## Given records
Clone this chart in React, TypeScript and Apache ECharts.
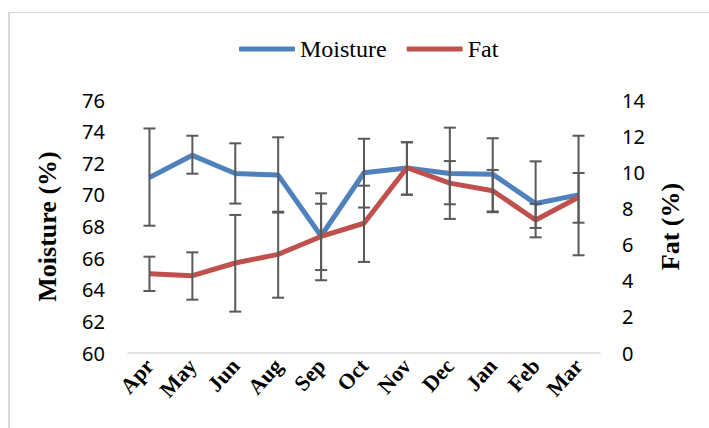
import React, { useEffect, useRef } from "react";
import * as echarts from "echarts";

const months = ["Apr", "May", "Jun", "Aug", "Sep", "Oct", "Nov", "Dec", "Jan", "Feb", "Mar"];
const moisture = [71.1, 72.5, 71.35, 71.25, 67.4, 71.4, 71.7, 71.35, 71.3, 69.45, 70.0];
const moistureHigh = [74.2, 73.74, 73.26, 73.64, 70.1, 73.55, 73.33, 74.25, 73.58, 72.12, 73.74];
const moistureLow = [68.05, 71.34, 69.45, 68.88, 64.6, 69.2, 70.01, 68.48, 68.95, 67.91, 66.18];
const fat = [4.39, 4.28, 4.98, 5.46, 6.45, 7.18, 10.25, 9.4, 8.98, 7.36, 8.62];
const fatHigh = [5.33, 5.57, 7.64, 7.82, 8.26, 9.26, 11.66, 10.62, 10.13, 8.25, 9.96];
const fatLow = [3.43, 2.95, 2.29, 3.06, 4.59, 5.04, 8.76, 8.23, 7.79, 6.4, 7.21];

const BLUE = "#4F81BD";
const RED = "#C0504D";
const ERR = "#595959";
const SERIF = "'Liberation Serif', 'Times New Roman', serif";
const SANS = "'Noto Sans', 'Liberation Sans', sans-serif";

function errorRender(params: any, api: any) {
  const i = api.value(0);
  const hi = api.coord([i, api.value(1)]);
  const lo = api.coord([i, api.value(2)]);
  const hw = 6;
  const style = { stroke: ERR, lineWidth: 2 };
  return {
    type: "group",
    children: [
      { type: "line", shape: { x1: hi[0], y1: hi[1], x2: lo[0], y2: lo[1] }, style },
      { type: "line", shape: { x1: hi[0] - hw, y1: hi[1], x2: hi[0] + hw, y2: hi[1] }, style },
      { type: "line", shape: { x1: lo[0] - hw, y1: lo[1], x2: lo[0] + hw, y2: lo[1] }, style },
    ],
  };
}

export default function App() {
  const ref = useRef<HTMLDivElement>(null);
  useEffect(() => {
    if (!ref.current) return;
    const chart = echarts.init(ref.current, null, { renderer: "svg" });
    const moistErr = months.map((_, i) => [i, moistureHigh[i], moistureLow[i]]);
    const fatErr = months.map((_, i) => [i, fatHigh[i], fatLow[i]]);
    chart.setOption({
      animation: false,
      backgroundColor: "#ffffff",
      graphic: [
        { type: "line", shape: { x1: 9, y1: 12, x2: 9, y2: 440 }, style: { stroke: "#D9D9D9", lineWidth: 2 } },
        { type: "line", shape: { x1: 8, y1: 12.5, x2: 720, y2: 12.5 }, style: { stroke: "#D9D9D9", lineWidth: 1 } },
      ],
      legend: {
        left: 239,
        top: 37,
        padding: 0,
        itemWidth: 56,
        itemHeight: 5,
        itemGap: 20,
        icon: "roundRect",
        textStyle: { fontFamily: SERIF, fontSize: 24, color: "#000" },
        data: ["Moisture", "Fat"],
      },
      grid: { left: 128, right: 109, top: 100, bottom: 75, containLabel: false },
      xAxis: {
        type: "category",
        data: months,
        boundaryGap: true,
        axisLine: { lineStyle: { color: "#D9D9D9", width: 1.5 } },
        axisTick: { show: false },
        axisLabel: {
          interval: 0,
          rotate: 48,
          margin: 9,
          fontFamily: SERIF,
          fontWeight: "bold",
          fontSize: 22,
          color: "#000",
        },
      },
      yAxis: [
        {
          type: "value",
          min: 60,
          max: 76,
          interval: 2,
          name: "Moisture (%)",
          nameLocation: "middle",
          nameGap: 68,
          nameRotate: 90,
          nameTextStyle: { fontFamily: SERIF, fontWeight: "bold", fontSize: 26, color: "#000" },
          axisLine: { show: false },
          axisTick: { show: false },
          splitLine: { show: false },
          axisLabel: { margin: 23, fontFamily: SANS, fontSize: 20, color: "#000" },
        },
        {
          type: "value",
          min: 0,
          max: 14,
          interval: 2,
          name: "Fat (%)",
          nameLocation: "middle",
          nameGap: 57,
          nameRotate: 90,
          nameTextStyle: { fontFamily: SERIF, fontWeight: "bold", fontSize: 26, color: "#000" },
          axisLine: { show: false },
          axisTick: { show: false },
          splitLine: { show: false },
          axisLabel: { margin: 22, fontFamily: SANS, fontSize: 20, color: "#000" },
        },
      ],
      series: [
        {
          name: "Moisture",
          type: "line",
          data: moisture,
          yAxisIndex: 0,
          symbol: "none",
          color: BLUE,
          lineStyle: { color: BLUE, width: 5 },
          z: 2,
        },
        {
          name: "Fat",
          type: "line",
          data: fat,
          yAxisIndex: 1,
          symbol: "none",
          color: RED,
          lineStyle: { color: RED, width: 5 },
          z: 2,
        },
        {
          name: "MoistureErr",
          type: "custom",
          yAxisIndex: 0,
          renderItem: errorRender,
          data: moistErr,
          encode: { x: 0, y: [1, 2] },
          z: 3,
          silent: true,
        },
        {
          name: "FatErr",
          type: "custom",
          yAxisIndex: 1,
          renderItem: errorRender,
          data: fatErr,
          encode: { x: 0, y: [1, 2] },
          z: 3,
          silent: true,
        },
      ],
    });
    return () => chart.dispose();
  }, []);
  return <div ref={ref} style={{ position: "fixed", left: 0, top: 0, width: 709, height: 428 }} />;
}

--

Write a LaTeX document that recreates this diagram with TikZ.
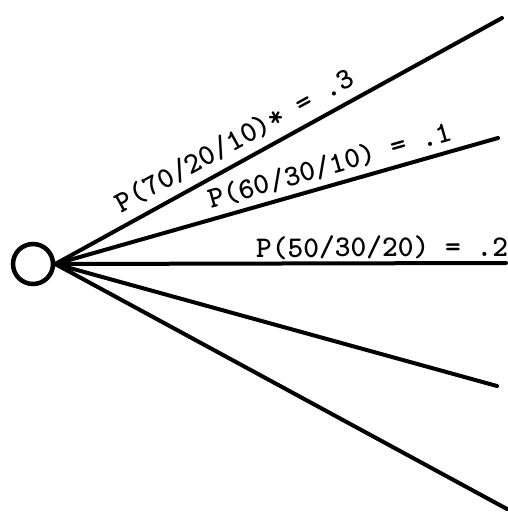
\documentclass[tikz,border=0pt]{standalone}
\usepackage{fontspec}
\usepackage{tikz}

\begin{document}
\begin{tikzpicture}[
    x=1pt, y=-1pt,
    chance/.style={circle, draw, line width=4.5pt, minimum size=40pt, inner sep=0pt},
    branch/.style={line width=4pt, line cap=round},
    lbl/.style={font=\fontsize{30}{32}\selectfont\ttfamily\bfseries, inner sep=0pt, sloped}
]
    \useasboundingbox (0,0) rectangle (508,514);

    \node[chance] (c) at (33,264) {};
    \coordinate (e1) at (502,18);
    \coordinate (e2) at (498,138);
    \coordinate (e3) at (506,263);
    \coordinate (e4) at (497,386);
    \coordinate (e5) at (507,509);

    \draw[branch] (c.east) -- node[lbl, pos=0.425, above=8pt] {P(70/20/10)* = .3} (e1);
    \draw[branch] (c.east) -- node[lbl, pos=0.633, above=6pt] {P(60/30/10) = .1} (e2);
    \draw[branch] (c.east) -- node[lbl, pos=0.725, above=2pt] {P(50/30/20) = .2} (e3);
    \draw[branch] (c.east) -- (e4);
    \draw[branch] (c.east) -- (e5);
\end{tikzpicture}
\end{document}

## What you should do
Copy out only the lines from the one containing "Write a LaTeX" through the one containing "(e5) at (507,509);", exactly, with both ends. Any picture is left out.

## Correct answer
Write a LaTeX document that recreates this diagram with TikZ.
\documentclass[tikz,border=0pt]{standalone}
\usepackage{fontspec}
\usepackage{tikz}

\begin{document}
\begin{tikzpicture}[
    x=1pt, y=-1pt,
    chance/.style={circle, draw, line width=4.5pt, minimum size=40pt, inner sep=0pt},
    branch/.style={line width=4pt, line cap=round},
    lbl/.style={font=\fontsize{30}{32}\selectfont\ttfamily\bfseries, inner sep=0pt, sloped}
]
    \useasboundingbox (0,0) rectangle (508,514);

    \node[chance] (c) at (33,264) {};
    \coordinate (e1) at (502,18);
    \coordinate (e2) at (498,138);
    \coordinate (e3) at (506,263);
    \coordinate (e4) at (497,386);
    \coordinate (e5) at (507,509);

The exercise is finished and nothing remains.